We are continuously met with headlines in which Asian women are harmed or killed. Another Asian woman was pushed into the subway. Another Asian woman was struck with a bat. Another Asian woman was followed and killed in her own home.

Another. Another. Another.

We are told that we are nothing but disposable, packaged, objects.

We are seen but not really seen. Only seen in a way that’s suitable and desirable, becoming the Other.

How will others truly ever see us? Or as Anne Anlin Cheng questions, “How do we take seriously the life of a subject who lives as an object…?”

In Object of Affection, artist Hau Pham shares her own confusion, guilt, and frustration of relating to the object, being perceived as the object, and desiring the object.

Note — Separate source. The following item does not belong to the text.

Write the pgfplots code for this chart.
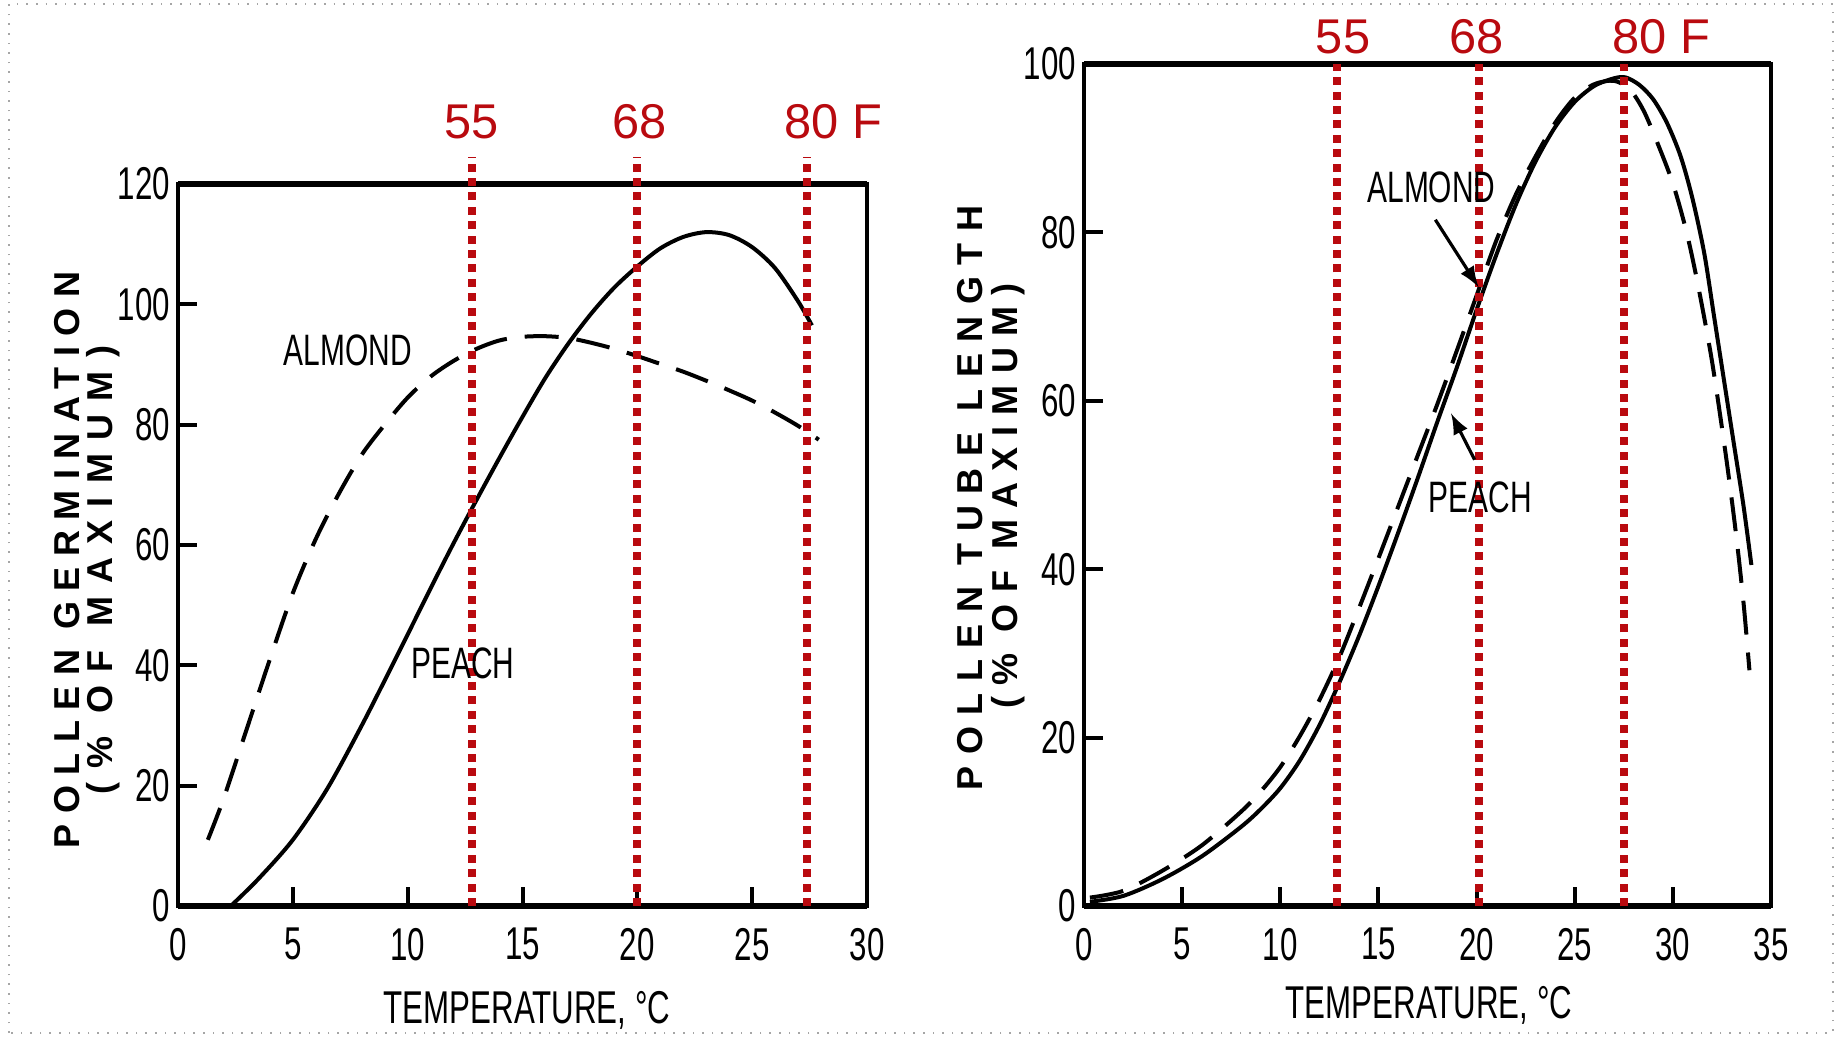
\documentclass[border=0pt]{standalone}
\usepackage{pgfplots}
\pgfplotsset{compat=1.18}
\usepackage{fontspec}
\setmainfont{Liberation Sans}
\newfontfamily\condfont[FakeStretch=0.68]{Liberation Sans}
\newfontfamily\spacedfont[LetterSpace=29]{Liberation Sans}
\newfontfamily\spacedfontb[LetterSpace=32]{Liberation Sans}
\newfontfamily\widerfont[LetterSpace=37]{Liberation Sans}
\newfontfamily\widerfontb[LetterSpace=31]{Liberation Sans}
\definecolor{fred}{RGB}{185,10,15}
\tikzset{
  redline/.style={draw=fred, line width=2pt, dash pattern=on 2pt off 1.6pt},
  redlab/.style={fred, anchor=base, font=\fontsize{12.2pt}{14pt}\selectfont},
  tag/.style={font=\condfont\fontsize{11pt}{12pt}\selectfont},
}
\pgfplotsset{
  oldchart/.style={
    scale only axis, anchor=south west, clip=false,
    axis line style={line width=0.8pt},
    tick align=inside, xtick pos=bottom, ytick pos=left,
    major tick length=4.7pt,
    tick style={black, line width=1pt},
    ticklabel style={font=\condfont\fontsize{11.5pt}{12pt}\selectfont},
    /pgf/number format/assume math mode=true,
    xticklabel style={yshift=-2pt},
    yticklabel style={xshift=1.5pt},
  },
  almond/.style={black, line width=1pt, smooth, dash pattern=on 8.5pt off 4.5pt},
  peach/.style={black, line width=1pt, smooth},
}
\begin{document}
\begin{tikzpicture}[x=0.25pt, y=0.25pt]
\useasboundingbox (0,0) rectangle (1837,1037);
\draw[gray!70, dotted] (9,4) rectangle (1833,1033);

% left: germination
\begin{axis}[oldchart, at={(44.5pt,32.75pt)}, width=172.25pt, height=180.5pt,
  xmin=0, xmax=30, ymin=0, ymax=120,
  xtick={0,5,...,30}, ytick={0,20,...,120}]
\addplot[peach] coordinates {
  (2.3,0) (3.5,4.5) (5,11) (6.5,19.5) (8,30) (9.5,41.3) (11,52.8) (12,60.3)
  (13,67.5) (14,74.5) (15,81.3) (16,87.8) (17,93.5) (18,98.5) (19,102.8)
  (20,106.3) (21,109.3) (22,111.2) (23,112) (24,111.5) (25,109.5) (26,106)
  (27,100.5) (27.6,96.5)
};
\addplot[almond] coordinates {
  (1.3,11) (2,18) (3,29.5) (4,41) (5,52) (6,61) (7,68.5) (8,75) (9,80)
  (10,84.5) (11,88) (12,90.6) (13,92.6) (14,94) (15,94.6) (16,94.7) (17,94.4)
  (18,93.6) (19,92.6) (20,91.4) (21,90.1) (22,88.8) (23,87.3) (24,85.7)
  (25,84) (26,82) (27,79.8) (27.9,77.5)
};
\draw[line width=1.5pt] (rel axis cs:0,1) -- (rel axis cs:1,1);
\draw[line width=1.5pt] (rel axis cs:0,0) -- (rel axis cs:1,0);
\draw[redline] (axis cs:12.8,0) -- (axis cs:12.8,124.5);
\draw[redline] (axis cs:20,0) -- (axis cs:20,124.5);
\draw[redline] (axis cs:27.4,0) -- (axis cs:27.4,124.5);
\node[redlab] at (axis cs:12.8,127.6) {55};
\node[redlab] at (axis cs:20.1,127.6) {68};
\node[redlab] at (axis cs:27.6,127.6) {80\rlap{ F}};
\node[tag] at (axis cs:7.4,92.4) {ALMOND};
\node[tag] at (axis cs:12.4,40.4) {PEACH};
\end{axis}

% right: tube length
\begin{axis}[oldchart, at={(271pt,32.75pt)}, width=171.75pt, height=210.5pt,
  xmin=0, xmax=35, ymin=0, ymax=100,
  xtick={0,5,...,35}, ytick={0,20,...,100}]
\addplot[peach] coordinates {
  (0.3,0.5) (2,1.2) (4,3.2) (6,5.9) (8,9.4) (9,11.5) (10,14) (11,17.3)
  (12,21.5) (13,26.5) (14,32) (15,38) (16,44.3) (17,50.8) (18,57.5) (19,64)
  (20,70.8) (21,77.3) (22,83.3) (23,88.4) (24,92.5) (25,95.5) (26,97.4)
  (27,98.3) (27.6,98.4) (28.3,97.5) (29,95.8) (29.7,93) (30.4,89) (31,84)
  (31.6,77.5) (32.1,70) (32.6,62.5) (33.1,55) (33.6,47.5) (34,40.5)
};
\addplot[almond] coordinates {
  (0.3,1) (2,1.8) (4,4.2) (6,7.2) (8,11.2) (9,13.6) (10,16.5) (11,20.2)
  (12,24.5) (13,29.5) (14,35.3) (15,41.3) (16,47.4) (17,53.5) (18,59.6)
  (19,66) (20,72.5) (21,79) (22,84.5) (23,89) (24,93) (25,96) (26,97.6)
  (27,98) (27.8,97) (28.5,94.5) (29.2,90.7) (30,85.8) (30.7,80) (31.3,73.5)
  (32,64.6) (32.7,53.5) (33.2,44.5) (33.6,36) (33.9,28)
};
\draw[line width=1.5pt] (rel axis cs:0,1) -- (rel axis cs:1,1);
\draw[line width=1.5pt] (rel axis cs:0,0) -- (rel axis cs:1,0);
\draw[redline] (axis cs:12.9,0) -- (axis cs:12.9,100);
\draw[redline] (axis cs:20.1,0) -- (axis cs:20.1,100);
\draw[redline] (axis cs:27.5,0) -- (axis cs:27.5,100);
\node[redlab] at (axis cs:13.2,101.3) {55};
\node[redlab] at (axis cs:20,101.3) {68};
\node[redlab] at (axis cs:28.3,101.3) {80\rlap{ F}};
\node[tag] at (axis cs:17.7,85.4) {ALMOND};
\node[tag] at (axis cs:20.2,48.5) {PEACH};
\draw[-latex, line width=0.8pt] (axis cs:17.9,81.5) -- (axis cs:20.1,73.5);
\draw[-latex, line width=0.8pt] (axis cs:19.9,53) -- (axis cs:18.7,58.5);
\end{axis}

% axis titles
\node[rotate=90, font=\spacedfont\bfseries\fontsize{9pt}{10pt}\selectfont] at (67,477) {POLLEN GERMINATION};
\node[rotate=90, font=\widerfont\bfseries\fontsize{9pt}{10pt}\selectfont] at (103,467) {(\% OF MAXIMUM)};
\node[rotate=90, font=\spacedfontb\bfseries\fontsize{9pt}{10pt}\selectfont] at (970,539) {POLLEN TUBE LENGTH};
\node[rotate=90, font=\widerfontb\bfseries\fontsize{9pt}{10pt}\selectfont] at (1008,541) {(\% OF MAXIMUM)};
\node[font=\condfont\fontsize{11.5pt}{12pt}\selectfont] at (527,27) {TEMPERATURE, °C};
\node[font=\condfont\fontsize{11.5pt}{12pt}\selectfont] at (1429,32) {TEMPERATURE, °C};
\end{tikzpicture}
\end{document}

Her works in a sense, become extensions of her body and document the nuances of being an Asian woman and more specifically, a Vietnamese woman. For instance, in Vietnamese Woman Figurine With Her Hat Broken Off, she challenges both gendered and cultural expectations and the desire to be perceived as flawless.

Throughout the artist’s debut solo exhibition, Pham confronts the historical principles of Orientalism in which Asia and the Asiatic character are always “ancient, excessive, feminine, available and decadent” (Cheng, 425). At the same time, Pham explores how these notions still exist today as Asian women continue to be hyper-sexualized and fetishized through popular media and how this influences her own perception of herself. 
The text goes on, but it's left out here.